The utilization of tax credits and tax deductions is one of the most effective ways to reduce taxable income and save tax dollars. However, in spite of their usefulness, many tax breaks are underutilized due to their obscurity. Even once they are identified, eligibility can sometimes be difficult to document. As a result, many taxpayers fail to receive the full tax advantage offered by some of the lesser known tax credits and tax deductions, two of which are highlighted below:
Conservation Easement Tax Deductions
The Conservation Easement Tax Deduction is a tax incentive that was created for the purpose of protecting land from unwanted development. An enhanced version of the law that established this tax break, passed in 2015, allows taxpayers who donate such parcels of land to claim a tax deduction equal to as much as 50% of their adjusted gross income for any given year. It comes with the additional provision that land donors can carry amounts that exceed this ceiling forward for up to 15 years from the date of the initial contribution. This same law gives farmers and ranchers the ability for deduct up to 100% of their annual income for conservation easement contributions with the same 15-year carryforward stipulation.
Although the potential tax savings are significant, this tax incentive is nevertheless often overlooked due to that fact that owners of vacant land frequently do not have sufficient taxable income to warrant its use. What many taxpayers fail to realize is that there are conservation easement tax strategies in place that allow partners who are not original landowners to receive the tax benefits associated with conservation easement donations. This being the case, non-landowners should investigate the possibility of using charitable land donations to offset sizable taxable transactions and periods of high income.
Charitable Gifts of Appreciated Property
A Charitable Gift of Appreciated Property is a second tax break that is very often underutilized. For high income taxpayers as well as those facing the tax consequences of a sizable taxable transaction, a charitable contribution of appreciated property can offer a significant tax benefit. In general, a taxpayer who makes such a donation receives a charitable tax deduction equal to the current market value of the donated asset with the added benefit of avoiding paying capital gains taxes on any appreciated value of the contribution if it was sold for a profit.
Although appreciated investments are probably the most common asset donated to charity, such contributions can also come in the form of land or real estate, among other things. Even when the profits from the sale of such items are taxed at more favorable long term capital gains rates, combined state and federal income taxes can amount to as much as 35% of the sale price. This makes donating such assets to charity a desirable tax planning strategy for certain types of taxpayers. In addition to the tax benefits received by the donor, a Charitable Gift of Appreciated Property provides the charitable recipient of the donation with all of the benefits associated with the donated asset.

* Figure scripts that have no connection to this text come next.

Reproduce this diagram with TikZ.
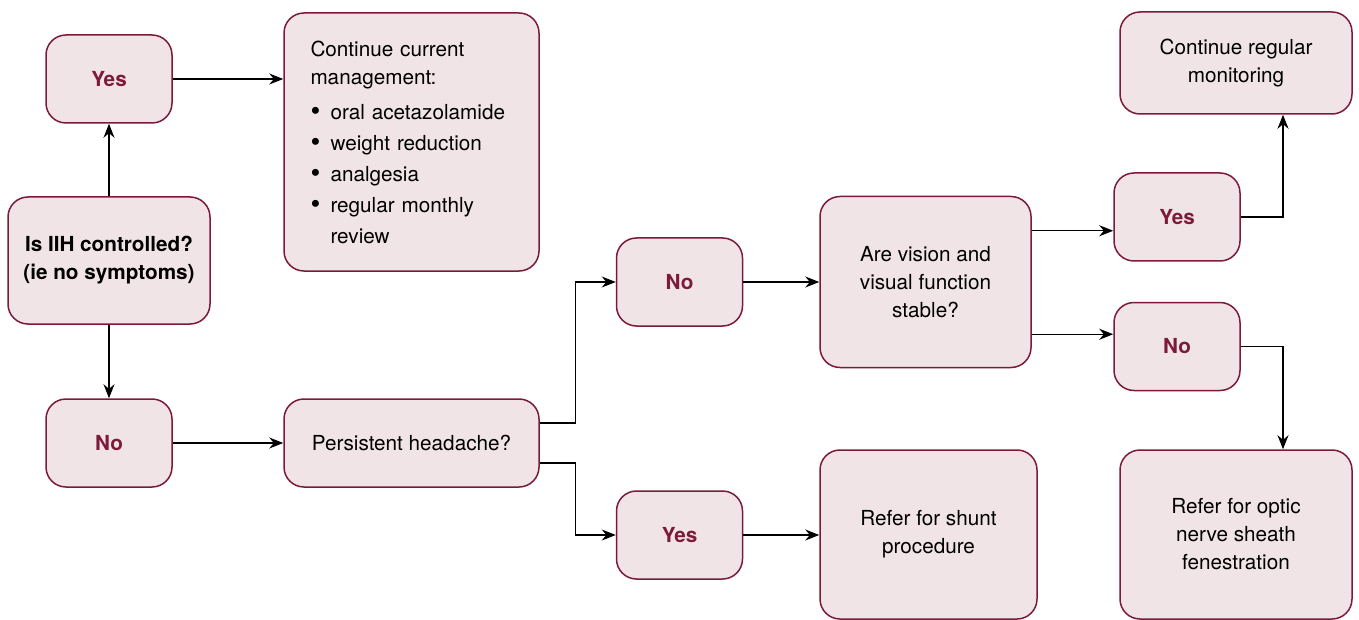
\documentclass[tikz,border=0pt]{standalone}
\usepackage{fontspec}
\setmainfont{TeX Gyre Heros}
\usetikzlibrary{arrows.meta}
\definecolor{boxfill}{RGB}{240,228,230}
\definecolor{boxline}{RGB}{124,26,60}
\newcommand{\listdot}{\makebox[20pt][l]{\raisebox{-1.5pt}{\fontsize{28}{28}\selectfont\textbullet}}}
\tikzset{
	flowbox/.style={draw=boxline, fill=boxfill, line width=1.5pt, rounded corners=20pt, inner sep=0pt, align=center, font=\fontsize{20.7}{28}\selectfont},
	answer/.style={flowbox, minimum width=126pt, minimum height=88pt, text=boxline, font=\fontsize{20.7}{28}\selectfont\bfseries},
	link/.style={-{Stealth[length=14pt,width=11pt]}, line width=1.1pt},
}
\begin{document}
\begin{tikzpicture}[x=1pt,y=-1pt]
				\useasboundingbox (0,0) rectangle (1359,620);
				\node[answer](yesA) at (109,79){Yes};
				\node[flowbox, minimum width=202pt, minimum height=127pt, font=\fontsize{20.7}{28}\selectfont\bfseries](ctrl) at (109,260.5){Is IIH controlled?\\(ie no symptoms)};
				\node[answer](noA) at (109,443){No};
				\node[flowbox, minimum width=255pt, minimum height=258pt, text width=202pt, align=left](cont) at (411.5,142){Continue current\\management:\\[7pt]
					\listdot oral acetazolamide\\[3pt]
					\listdot weight reduction\\[3pt]
					\listdot analgesia\\[3pt]
					\listdot regular monthly\\[3pt]
					\hspace*{20pt}review};
				\node[flowbox, minimum width=255pt, minimum height=88pt](head) at (411.5,443){Persistent headache?};
				\node[answer](noB) at (679.5,282){No};
				\node[answer](yesB) at (679.5,535){Yes};
				\node[flowbox, minimum width=211pt, minimum height=171pt](vision) at (925.5,282){Are vision and\\visual function\\stable?};
				\node[flowbox, minimum width=217pt, minimum height=169pt](shunt) at (928.5,534.5){Refer for shunt\\procedure};
				\node[answer](yesC) at (1177,217){Yes};
				\node[answer](noC) at (1177,346.5){No};
				\node[flowbox, minimum width=232pt, minimum height=102pt](monitor) at (1236,63){Continue regular\\monitoring};
				\node[flowbox, minimum width=232pt, minimum height=169pt](optic) at (1236,534.5){Refer for optic\\nerve sheath\\fenestration};
				\coordinate(visA) at ([yshift=-35pt]vision.north east);
				\coordinate(visB) at ([yshift=34pt]vision.south east);
				\draw[link](yesA.east) to (yesA.east -| cont.west);
				\draw[link](ctrl.north) to (yesA.south);
				\draw[link](ctrl.south) to (noA.north);
				\draw[link](noA.east) to (head.west);
				\draw[link]([yshift=20pt]head.east) to ++(36,0) |- (noB.west);
				\draw[link]([yshift=-20pt]head.east) to ++(36,0) |- (yesB.west);
				\draw[link](noB.east) to (vision.west);
				\draw[link](yesB.east) to (yesB.east -| shunt.west);
				\draw[link](visA) to (visA -| yesC.west);
				\draw[link](visB) to (visB -| noC.west);
				\draw[link](yesC.east) -| ([xshift=47pt]monitor.south);
				\draw[link](noC.east) -| ([xshift=47pt]optic.north);
			\end{tikzpicture}
\end{document}
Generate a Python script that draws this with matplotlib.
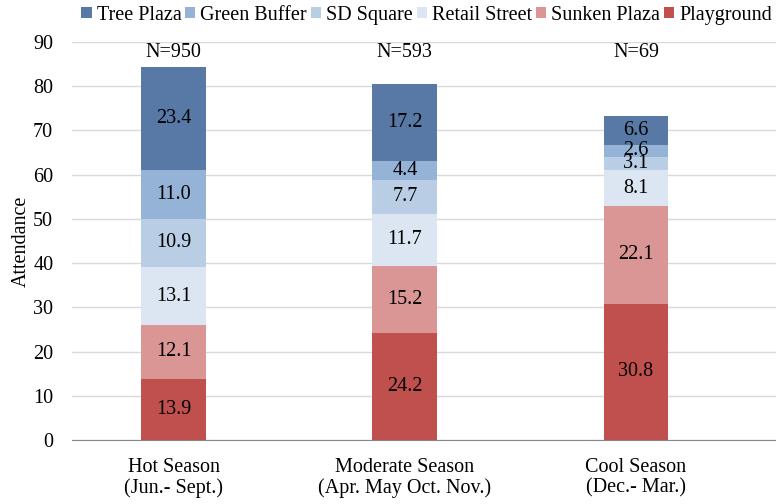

Conservation Easement Deductions and Charitable Gifts of Appreciated Property are just two of many lesser known tax incentives that can provide a significant tax advantage to a taxpayer who meets the required quantification criteria. This being the case, a prudent taxpayer is always wise look at all possible ways to reduce taxable income and save valuables tax dollars. However, since many tax credits and tax deductions are obscure and complicated to decipher, taking full advantage of available tax breaks is often best accomplished with the help of a qualified tax professional.